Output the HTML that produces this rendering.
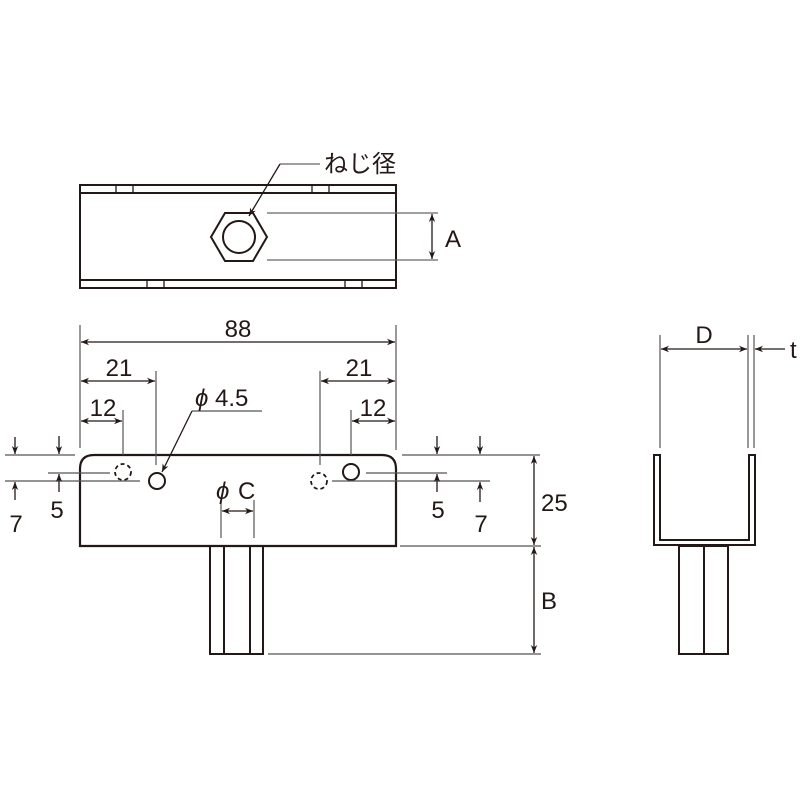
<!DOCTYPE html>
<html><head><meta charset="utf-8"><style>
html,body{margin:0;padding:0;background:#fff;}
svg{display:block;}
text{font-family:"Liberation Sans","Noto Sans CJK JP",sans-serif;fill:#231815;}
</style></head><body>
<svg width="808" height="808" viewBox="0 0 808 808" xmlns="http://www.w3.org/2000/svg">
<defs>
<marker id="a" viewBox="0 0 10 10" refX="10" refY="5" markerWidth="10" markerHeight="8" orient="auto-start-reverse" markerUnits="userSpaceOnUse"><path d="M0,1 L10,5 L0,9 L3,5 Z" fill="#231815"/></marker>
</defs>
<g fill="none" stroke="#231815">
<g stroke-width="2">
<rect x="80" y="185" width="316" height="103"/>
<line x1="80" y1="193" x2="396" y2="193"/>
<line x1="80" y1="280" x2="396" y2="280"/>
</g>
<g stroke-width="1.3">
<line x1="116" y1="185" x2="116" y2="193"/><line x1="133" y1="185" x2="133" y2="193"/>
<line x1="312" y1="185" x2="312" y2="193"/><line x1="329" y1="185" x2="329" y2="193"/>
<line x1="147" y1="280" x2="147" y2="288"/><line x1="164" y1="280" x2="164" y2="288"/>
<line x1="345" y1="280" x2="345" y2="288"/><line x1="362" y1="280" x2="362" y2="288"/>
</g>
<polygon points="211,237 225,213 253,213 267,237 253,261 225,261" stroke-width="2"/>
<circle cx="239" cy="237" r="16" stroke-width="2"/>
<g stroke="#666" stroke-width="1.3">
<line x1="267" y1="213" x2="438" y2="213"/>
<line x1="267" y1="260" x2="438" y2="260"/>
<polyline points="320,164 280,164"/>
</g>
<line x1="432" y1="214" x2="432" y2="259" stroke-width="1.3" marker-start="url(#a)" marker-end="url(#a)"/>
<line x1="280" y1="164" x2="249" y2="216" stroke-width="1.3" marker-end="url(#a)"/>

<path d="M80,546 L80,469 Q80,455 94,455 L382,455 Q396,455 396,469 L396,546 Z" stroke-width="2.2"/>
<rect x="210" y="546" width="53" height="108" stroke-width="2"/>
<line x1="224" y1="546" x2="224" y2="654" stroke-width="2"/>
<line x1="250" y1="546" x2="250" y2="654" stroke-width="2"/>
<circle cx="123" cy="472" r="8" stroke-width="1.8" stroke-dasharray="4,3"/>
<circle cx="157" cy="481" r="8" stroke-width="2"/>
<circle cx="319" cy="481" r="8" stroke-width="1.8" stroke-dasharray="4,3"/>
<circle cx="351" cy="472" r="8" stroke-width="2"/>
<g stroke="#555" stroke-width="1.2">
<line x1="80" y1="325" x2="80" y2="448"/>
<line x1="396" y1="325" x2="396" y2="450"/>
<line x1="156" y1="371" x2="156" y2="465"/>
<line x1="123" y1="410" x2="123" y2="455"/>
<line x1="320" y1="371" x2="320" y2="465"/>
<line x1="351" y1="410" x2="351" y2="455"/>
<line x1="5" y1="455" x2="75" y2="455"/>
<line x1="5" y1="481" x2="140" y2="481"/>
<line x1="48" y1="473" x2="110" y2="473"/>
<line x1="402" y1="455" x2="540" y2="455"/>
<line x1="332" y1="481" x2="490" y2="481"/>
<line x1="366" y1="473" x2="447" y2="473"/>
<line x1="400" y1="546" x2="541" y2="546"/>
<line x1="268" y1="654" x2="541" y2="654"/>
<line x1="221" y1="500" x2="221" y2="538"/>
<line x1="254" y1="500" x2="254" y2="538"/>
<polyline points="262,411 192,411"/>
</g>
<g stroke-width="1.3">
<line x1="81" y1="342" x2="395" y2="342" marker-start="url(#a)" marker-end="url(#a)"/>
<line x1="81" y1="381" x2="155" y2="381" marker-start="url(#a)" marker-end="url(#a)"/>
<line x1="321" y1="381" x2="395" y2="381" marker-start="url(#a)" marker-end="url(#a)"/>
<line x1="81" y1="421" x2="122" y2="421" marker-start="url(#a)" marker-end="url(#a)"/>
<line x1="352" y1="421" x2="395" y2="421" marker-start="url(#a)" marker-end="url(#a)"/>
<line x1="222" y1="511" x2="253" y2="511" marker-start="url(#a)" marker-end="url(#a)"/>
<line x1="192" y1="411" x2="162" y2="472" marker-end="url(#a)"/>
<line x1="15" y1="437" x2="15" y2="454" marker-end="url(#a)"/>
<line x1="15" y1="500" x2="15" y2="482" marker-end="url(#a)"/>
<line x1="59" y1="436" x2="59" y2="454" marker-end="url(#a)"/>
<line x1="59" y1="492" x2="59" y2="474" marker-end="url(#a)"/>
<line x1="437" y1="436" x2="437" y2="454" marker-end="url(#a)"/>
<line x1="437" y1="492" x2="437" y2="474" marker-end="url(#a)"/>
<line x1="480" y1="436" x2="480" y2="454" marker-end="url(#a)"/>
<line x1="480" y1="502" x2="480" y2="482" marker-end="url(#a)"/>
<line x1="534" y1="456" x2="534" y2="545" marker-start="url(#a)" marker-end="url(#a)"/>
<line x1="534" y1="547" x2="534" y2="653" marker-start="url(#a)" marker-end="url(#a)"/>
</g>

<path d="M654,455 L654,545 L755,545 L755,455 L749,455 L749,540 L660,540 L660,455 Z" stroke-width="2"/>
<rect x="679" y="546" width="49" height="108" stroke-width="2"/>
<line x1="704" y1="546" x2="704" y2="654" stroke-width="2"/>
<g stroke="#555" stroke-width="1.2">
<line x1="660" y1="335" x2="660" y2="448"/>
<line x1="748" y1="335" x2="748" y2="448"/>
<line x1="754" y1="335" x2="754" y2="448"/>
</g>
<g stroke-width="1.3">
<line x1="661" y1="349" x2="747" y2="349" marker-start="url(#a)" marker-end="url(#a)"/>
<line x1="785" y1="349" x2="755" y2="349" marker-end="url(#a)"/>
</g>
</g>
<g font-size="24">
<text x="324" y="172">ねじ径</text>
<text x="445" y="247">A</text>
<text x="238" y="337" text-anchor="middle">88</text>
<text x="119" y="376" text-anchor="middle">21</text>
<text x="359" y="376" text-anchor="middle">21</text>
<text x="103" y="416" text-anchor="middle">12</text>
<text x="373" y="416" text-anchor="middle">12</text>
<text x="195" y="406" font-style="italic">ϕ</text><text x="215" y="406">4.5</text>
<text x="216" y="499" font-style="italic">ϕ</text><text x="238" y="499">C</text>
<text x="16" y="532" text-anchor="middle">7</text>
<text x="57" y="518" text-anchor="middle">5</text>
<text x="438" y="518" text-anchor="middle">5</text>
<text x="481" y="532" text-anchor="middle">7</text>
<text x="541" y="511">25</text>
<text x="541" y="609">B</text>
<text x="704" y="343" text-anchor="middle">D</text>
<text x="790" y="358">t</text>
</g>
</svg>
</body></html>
======
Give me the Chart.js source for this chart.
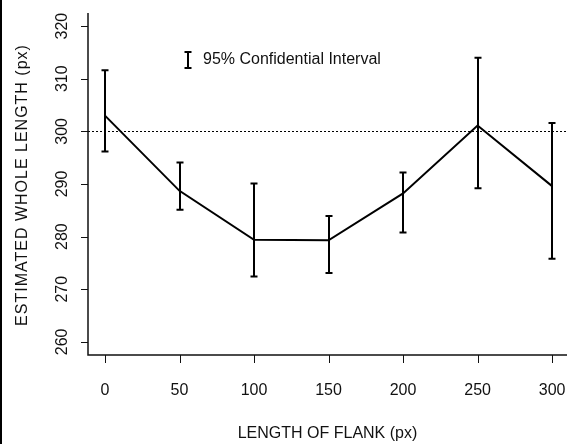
======
Write out every line of the preceding listing that contains "this".

Output the HTML that produces this rendering.
Give me the Chart.js source for this chart.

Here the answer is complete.